Makes no damn sense when there are no big men in the country that can do any better with the doubles. P.s. that soft guy has 12pts, 8 rebs and 1 block despite the crazy d.


----------



## HB (May 1, 2004)

Lamb killed us


----------



## bball2223 (Jul 21, 2006)

Lamb is a gamer.


----------



## HB (May 1, 2004)

Got Barnes?


----------



## bball2223 (Jul 21, 2006)

Gilchrist is the best freshman on the UK team. Super impressed with his game today too.


----------



## bball2223 (Jul 21, 2006)

That was a clear push-off by Miller.


----------



## HB (May 1, 2004)

As much as these two teams are loaded in the front court....Baylor still has the best front court in the country.


----------



## bball2223 (Jul 21, 2006)

Dexter Strickland has had a bad few minutes. We make far too many small mistakes still. Bullock with the huge 3


----------



## Rather Unique (Aug 26, 2005)

Huge 3!!!


----------



## HB (May 1, 2004)

Big game players?

We've got them too. Booyah!


----------



## HB (May 1, 2004)

Not mad about the game. Two good teams, great game.

See you in April.

I do think Barnes should have taken the shot.


----------



## bball2223 (Jul 21, 2006)

Huge block from Davis. Kentucky is the better team at this stage, but I would love a rematch in March.


----------



## Rather Unique (Aug 26, 2005)

Nice hands Zeller. :laugh: smh.


----------



## HB (May 1, 2004)

bball2223 said:


> Huge block from Davis. Kentucky is the better team at this stage, but I would love a rematch in March.

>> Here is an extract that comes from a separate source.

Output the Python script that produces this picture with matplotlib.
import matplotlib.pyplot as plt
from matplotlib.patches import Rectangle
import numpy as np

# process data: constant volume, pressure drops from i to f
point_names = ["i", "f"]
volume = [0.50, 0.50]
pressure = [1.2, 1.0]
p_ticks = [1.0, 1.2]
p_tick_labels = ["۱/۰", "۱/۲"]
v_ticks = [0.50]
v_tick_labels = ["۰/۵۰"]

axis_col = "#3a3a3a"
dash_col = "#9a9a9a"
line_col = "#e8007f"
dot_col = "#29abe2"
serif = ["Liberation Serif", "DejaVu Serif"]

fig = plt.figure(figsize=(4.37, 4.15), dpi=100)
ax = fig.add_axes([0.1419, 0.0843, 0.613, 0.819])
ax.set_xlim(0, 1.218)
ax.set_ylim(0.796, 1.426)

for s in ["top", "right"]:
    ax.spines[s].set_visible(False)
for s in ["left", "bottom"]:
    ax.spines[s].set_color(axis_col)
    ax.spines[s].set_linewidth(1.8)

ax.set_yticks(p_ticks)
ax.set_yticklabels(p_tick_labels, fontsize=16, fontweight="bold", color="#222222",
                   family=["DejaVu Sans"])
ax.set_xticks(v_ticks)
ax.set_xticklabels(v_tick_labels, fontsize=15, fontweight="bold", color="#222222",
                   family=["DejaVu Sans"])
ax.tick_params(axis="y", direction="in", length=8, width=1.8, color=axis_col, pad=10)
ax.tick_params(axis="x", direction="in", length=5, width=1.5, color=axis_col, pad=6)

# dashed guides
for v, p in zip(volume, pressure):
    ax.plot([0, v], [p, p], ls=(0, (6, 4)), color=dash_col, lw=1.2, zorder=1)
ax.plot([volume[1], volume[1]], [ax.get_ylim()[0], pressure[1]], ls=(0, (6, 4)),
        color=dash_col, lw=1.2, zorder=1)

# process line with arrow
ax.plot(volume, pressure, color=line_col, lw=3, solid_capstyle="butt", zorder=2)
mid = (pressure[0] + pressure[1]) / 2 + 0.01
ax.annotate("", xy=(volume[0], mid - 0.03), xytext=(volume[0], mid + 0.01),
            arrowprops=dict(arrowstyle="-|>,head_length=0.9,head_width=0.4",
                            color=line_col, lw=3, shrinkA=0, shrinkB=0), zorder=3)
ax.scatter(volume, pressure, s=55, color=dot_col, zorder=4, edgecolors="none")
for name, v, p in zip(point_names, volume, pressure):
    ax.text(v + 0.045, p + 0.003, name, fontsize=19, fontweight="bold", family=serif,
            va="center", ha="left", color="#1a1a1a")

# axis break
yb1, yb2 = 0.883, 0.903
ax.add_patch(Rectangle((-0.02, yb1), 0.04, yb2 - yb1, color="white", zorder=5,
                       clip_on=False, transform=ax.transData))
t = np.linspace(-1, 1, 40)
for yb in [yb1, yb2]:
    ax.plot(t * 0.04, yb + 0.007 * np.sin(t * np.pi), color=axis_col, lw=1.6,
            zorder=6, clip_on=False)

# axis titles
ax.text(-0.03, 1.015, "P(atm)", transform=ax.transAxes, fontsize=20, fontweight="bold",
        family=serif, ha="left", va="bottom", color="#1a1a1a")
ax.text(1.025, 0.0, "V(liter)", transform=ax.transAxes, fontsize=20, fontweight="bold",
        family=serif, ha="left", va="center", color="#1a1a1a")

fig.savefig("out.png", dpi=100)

Umm they won by one. Better team on a last second block? Come on dude. Pretty much all of their freshmen were ineffective tonight, and that's like most of their starting 5. Gilchrist was solid, Davis showed up on that last second shot. The two best teams in the country faced off tonight, came down to a last second play which could have gone either way. We can beat this team.


----------



## bball2223 (Jul 21, 2006)

HB said:


> Umm they won by one. Better team on a last second block? Come on dude. Pretty much all of their freshmen were ineffective tonight, and that's like most of their starting 5. Gilchrist was solid, Davis showed up on that last second shot. We can beat this team.

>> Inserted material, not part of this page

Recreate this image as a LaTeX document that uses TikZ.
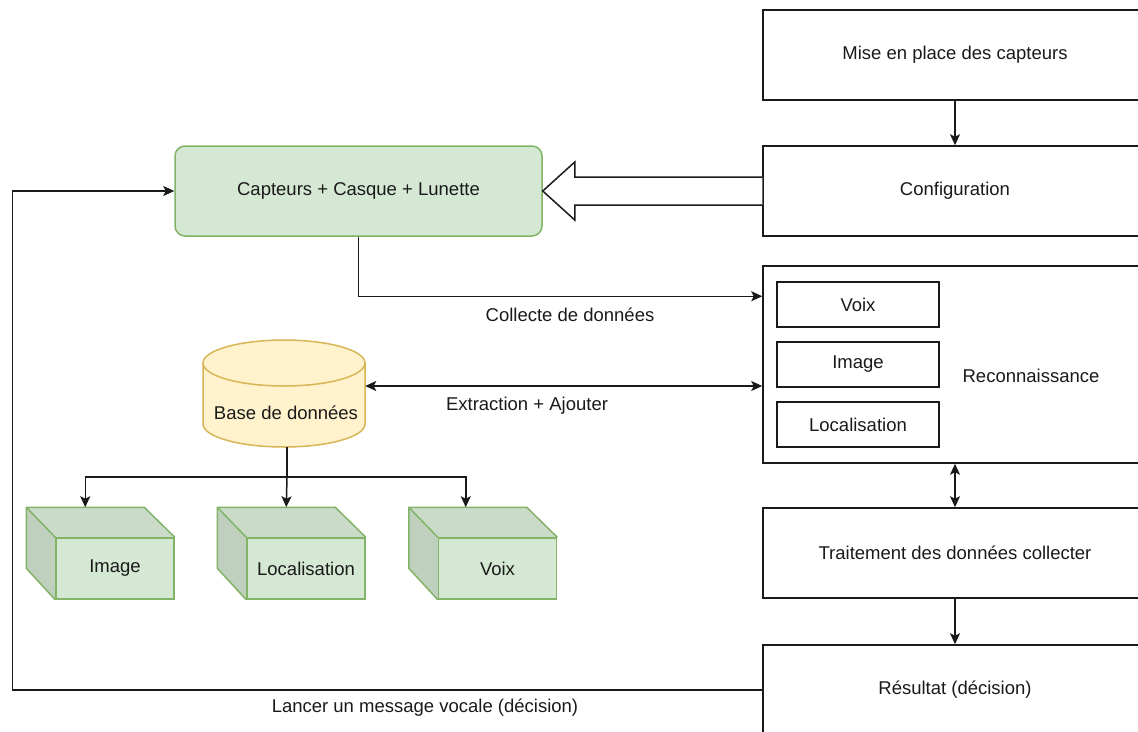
\documentclass[tikz,border=0pt]{standalone}
\usepackage{fontspec}
\setmainfont{Liberation Sans}
\usetikzlibrary{arrows.meta}

\definecolor{greenfill}{HTML}{D5E8D4}
\definecolor{greentop}{HTML}{CADCC9}
\definecolor{greenside}{HTML}{BFD0BE}
\definecolor{greenline}{HTML}{82B366}
\definecolor{yellowfill}{HTML}{FFF2CC}
\definecolor{yellowline}{HTML}{D6B656}
\definecolor{ink}{HTML}{1A1A1A}

\tikzset{
  stepbox/.style={draw=ink, fill=white, line width=1.5pt, minimum width=384pt, minimum height=90pt, inner sep=0pt},
  subbox/.style={draw=ink, fill=white, line width=1.5pt, minimum width=162pt, minimum height=45pt, inner sep=0pt},
  devicebox/.style={draw=greenline, fill=greenfill, line width=1.5pt, rounded corners=10pt, minimum width=367pt, minimum height=90pt},
  cubefront/.style={draw=greenline, fill=greenfill, line width=1.5pt, minimum width=118pt, minimum height=61pt, inner sep=0pt},
  cubeface/.style={draw=greenline, line width=1.5pt, line join=round},
  link/.style={draw=ink, line width=1.5pt},
  tag/.style={inner sep=0pt, text=ink},
}

\begin{document}
\begin{tikzpicture}[x=1pt, y=-1pt, font=\fontsize{18.5}{22}\selectfont, text=ink,
  >={Stealth[length=11pt, width=10pt, inset=2.5pt]}]
\useasboundingbox (0,0) rectangle (1138,731);
\clip (0,0) rectangle (1138,731);

% process column on the right
\node[stepbox] (mise)   at (955,55)    {Mise en place des capteurs};
\node[stepbox] (config) at (955,191)   {Configuration};
\node[stepbox, minimum height=197pt] (recon) at (955,364.5) {};
\node[tag] (recontext) at (1031,376) {Reconnaissance};
\node[subbox] (rvoix)  at (858,304.5) {Voix};
\node[subbox] (rimage) at (858,364.5) {Image};
\node[subbox] (rloc)   at (858,424.5) {Localisation};
\node[stepbox] (trait)  at (955,553)   {Traitement des données collecter};
\node[stepbox] (result) at (955,690)   {Résultat (décision)};

% sensors, helmet and glasses
\node[devicebox] (device) at (358.5,191) {Capteurs + Casque + Lunette};

% database cylinder
\path[fill=yellowfill, draw=yellowline, line width=1.5pt]
  (203,363) -- (203,424) arc[start angle=180, end angle=0, x radius=81, y radius=23]
  -- (365,363) arc[start angle=0, end angle=-180, x radius=81, y radius=23] -- cycle;
\draw[yellowline, line width=1.5pt] (203,363) arc[start angle=180, end angle=0, x radius=81, y radius=23];
\node[minimum width=162pt, minimum height=107pt, inner sep=0pt] (db) at (284,393.5) {};
\node[tag] (dbtext) at (286,413) {Base de données};

% storage cubes
\foreach \name/\cx/\lbl in {cimage/115/Image, cloc/306/Localisation, cvoix/497.5/Voix}{
  \node[cubefront] (\name) at (\cx,568.5) {};
  \fill[greentop]  (\name.north west) -- ++(-29,-30) -- ++(118,0) -- (\name.north east) -- cycle;
  \fill[greenside] (\name.north west) -- ++(-29,-30) -- ++(0,61) -- (\name.south west) -- cycle;
  \draw[cubeface] (\name.north west) -- ++(-29,-30) -- ++(118,0) -- (\name.north east);
  \draw[cubeface] (\name.north west) ++(-29,-30) -- ++(0,61) -- (\name.south west);
  \node[cubefront] at (\name) {\lbl};
}

% hollow arrow from configuration to the device
\filldraw[fill=white, draw=ink, line width=1.5pt, line join=miter]
  ([yshift=14pt]config.west) -- ([xshift=32pt, yshift=14pt]device.east)
  -- ([xshift=32pt, yshift=29pt]device.east) -- (device.east)
  -- ([xshift=32pt, yshift=-29pt]device.east) -- ([xshift=32pt, yshift=-14pt]device.east)
  -- ([yshift=-14pt]config.west);

% connectors
\draw[link, ->] (mise.south) -- (config.north);
\draw[link, <->] (recon.south) -- (trait.north);
\draw[link, ->] (trait.south) -- (result.north);
\draw[link, ->] (device.south) |- ([yshift=-31pt]recon.north west);
\node[tag] (lblcollect) at (570,315) {Collecte de données};
\draw[link, <->] ([yshift=7.5pt]db.east) -- ([yshift=-21.5pt]recon.west);
\node[tag] (lblextract) at (527,406) {Extraction + Ajouter};
\draw[link, ->] (result.west) -- ++(-750,0) |- (device.west);
\node[tag] (lblvocal) at (425,708) {Lancer un message vocale (décision)};

% database to storage cubes
\draw[link] ([xshift=3pt]db.south) -- ++(0,30) coordinate (split);
\draw[link, ->] (split) -| ([xshift=30pt, yshift=30pt]cimage.north west);
\draw[link, ->] (split) -- ([xshift=40pt, yshift=30pt]cloc.north west);
\draw[link, ->] (split) -| ([xshift=28pt, yshift=30pt]cvoix.north west);
\end{tikzpicture}
\end{document}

We have lost two games and we are not even in the middle of December. Can we beat Kentucky? Yes. Is Kentucky unbeatable? No. Theres still a ton of season left, but Kentucky is deservedly the #1 team in the country at this point.


----------



## HB (May 1, 2004)

Who has Kentucky played though?

Pretty sure Kentucky hasn't played any teams on the caliber of a Wisconsin at least defensively. UNLV, State, Wisconsin will all be in the tourney.

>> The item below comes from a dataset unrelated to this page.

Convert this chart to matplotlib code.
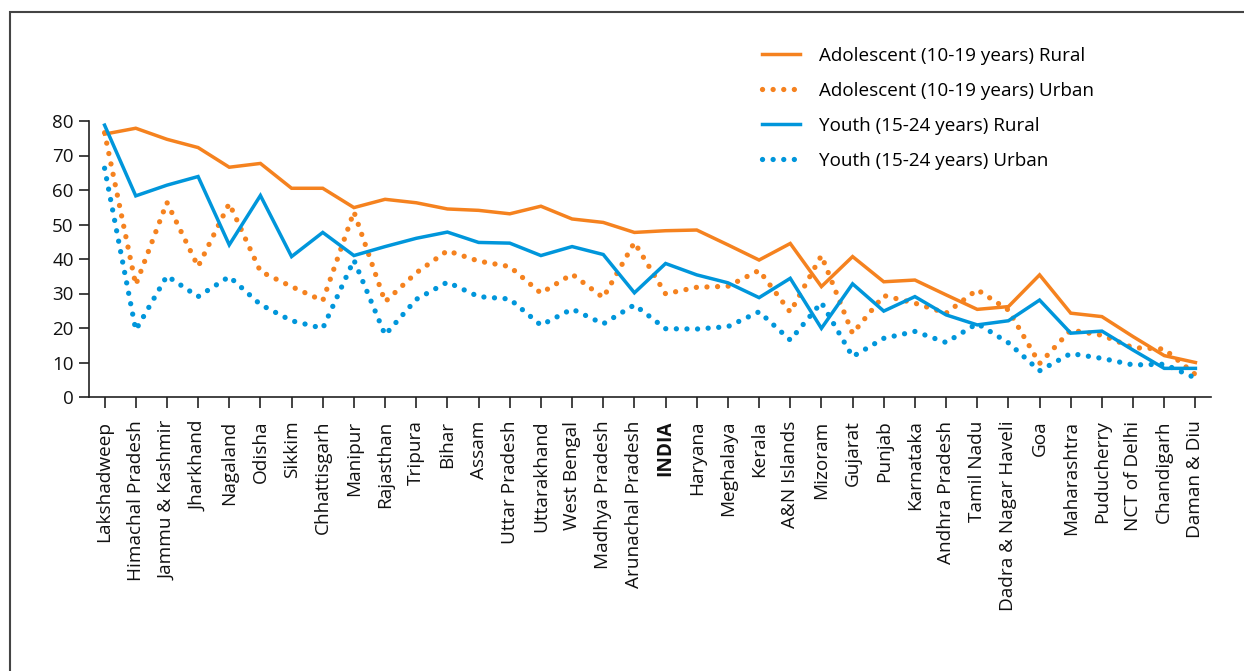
import matplotlib
matplotlib.use("Agg")
import matplotlib.pyplot as plt
from matplotlib.patches import Rectangle

plt.rcParams['font.family'] = ['Open Sans', 'DejaVu Sans']

states = ["Lakshadweep", "Himachal Pradesh", "Jammu & Kashmir", "Jharkhand", "Nagaland",
          "Odisha", "Sikkim", "Chhattisgarh", "Manipur", "Rajasthan", "Tripura", "Bihar",
          "Assam", "Uttar Pradesh", "Uttarakhand", "West Bengal", "Madhya Pradesh",
          "Arunachal Pradesh", "INDIA", "Haryana", "Meghalaya", "Kerala", "A&N Islands",
          "Mizoram", "Gujarat", "Punjab", "Karnataka", "Andhra Pradesh", "Tamil Nadu",
          "Dadra & Nagar Haveli", "Goa", "Maharashtra", "Puducherry", "NCT of Delhi",
          "Chandigarh", "Daman & Diu"]

adol_rural = [76.2, 77.9, 74.7, 72.3, 66.6, 67.7, 60.5, 60.5, 54.9, 57.3, 56.3, 54.5,
              54.1, 53.1, 55.3, 51.6, 50.6, 47.7, 48.2, 48.4, 44.1, 39.7, 44.5,
              32.0, 40.7, 33.4, 33.9, 29.6, 25.4, 26.2, 35.4, 24.3, 23.3, 17.5,
              12.0, 10.0]
adol_urban = [76.6, 32.5, 56.4, 37.8, 56.1, 36.4, 32.0, 27.9, 53.7, 27.6, 36.0, 42.4,
              39.4, 37.8, 30.1, 35.6, 28.8, 44.8, 29.9, 31.8, 32.1, 36.7, 24.6,
              41.0, 18.4, 29.4, 27.2, 24.3, 31.1, 25.2, 9.7, 19.4, 17.9, 14.3,
              13.9, 6.5]
youth_rural = [78.8, 58.3, 61.4, 63.9, 44.1, 58.4, 40.7, 47.7, 41.0, 43.6, 46.0, 47.8,
               44.8, 44.6, 41.0, 43.6, 41.3, 30.2, 38.7, 35.4, 33.1, 28.8, 34.4,
               19.9, 32.8, 24.9, 29.1, 23.8, 20.9, 22.1, 28.1, 18.5, 19.1, 13.6,
               8.3, 8.3]
youth_urban = [66.3, 19.4, 35.1, 29.1, 34.9, 26.8, 22.1, 19.9, 39.7, 18.0, 28.3, 33.3,
               29.1, 28.4, 20.8, 25.5, 21.2, 26.7, 19.8, 19.7, 20.4, 24.7, 16.5,
               27.4, 11.7, 17.0, 19.0, 15.8, 21.3, 15.7, 7.6, 12.6, 11.2, 9.3,
               9.5, 5.5]
yticks = [0, 10, 20, 30, 40, 50, 60, 70, 80]

ORANGE = "#F5821F"
BLUE = "#0096DB"

W, H = 1244, 671
fig = plt.figure(figsize=(W / 100, H / 100), dpi=100)
ax = fig.add_axes([89 / W, 1 - 397 / H, (1211 - 89) / W, (397 - 121) / H])

x = list(range(len(states)))
dot = (0, (0.01, 2.0))
ax.plot(x, adol_rural, color=ORANGE, lw=2.5, solid_joinstyle='miter',
        label="Adolescent (10-19 years) Rural")
ax.plot(x, adol_urban, color=ORANGE, lw=3.8, linestyle=dot, dash_capstyle='round',
        label="Adolescent (10-19 years) Urban")
ax.plot(x, youth_rural, color=BLUE, lw=2.5, solid_joinstyle='miter',
        label="Youth (15-24 years) Rural")
ax.plot(x, youth_urban, color=BLUE, lw=3.8, linestyle=dot, dash_capstyle='round',
        label="Youth (15-24 years) Urban")

ax.set_xlim(-0.5, len(states) - 0.5)
ax.set_ylim(0, 80)
ax.set_yticks(yticks)
ax.set_xticks(x)
ax.set_xticklabels(states, rotation=90, fontsize=13.7)
for lbl in ax.get_xticklabels():
    if lbl.get_text() == "INDIA":
        lbl.set_fontweight('bold')
ax.tick_params(axis='y', labelsize=13.5, length=7, width=1.2, direction='out', pad=4)
ax.tick_params(axis='x', length=8, width=1.2, direction='out', pad=9)
for s in ['top', 'right']:
    ax.spines[s].set_visible(False)
for s in ['left', 'bottom']:
    ax.spines[s].set_linewidth(1.2)
    ax.spines[s].set_color('#222222')
ax.tick_params(colors='#222222', labelcolor='#111111')

leg = ax.legend(loc='upper left', bbox_to_anchor=(762 / W, 1 - 47 / H),
                bbox_transform=fig.transFigure, frameon=False, fontsize=13.6,
                handlelength=2.0, handletextpad=1.0, labelspacing=0.9,
                borderpad=0, borderaxespad=0)

fig.add_artist(Rectangle((10 / W, -0.05), 1.2, 1.05 - 12 / H,
                         transform=fig.transFigure, fill=False,
                         edgecolor='#444444', lw=1.5))

fig.savefig("out.png", dpi=100)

I mean have you seen how much mileage the Tar heels have packed on since the start of the season. Anyhoo it sounds like excuses, but I am glad Roy doesn't pack on cupcake teams. Not really bothered about the tar heels, better to lose games now than April.


----------



## JuniorNoboa (Jan 27, 2003)

UNC is not losing games in April either. Not winning any though.


----------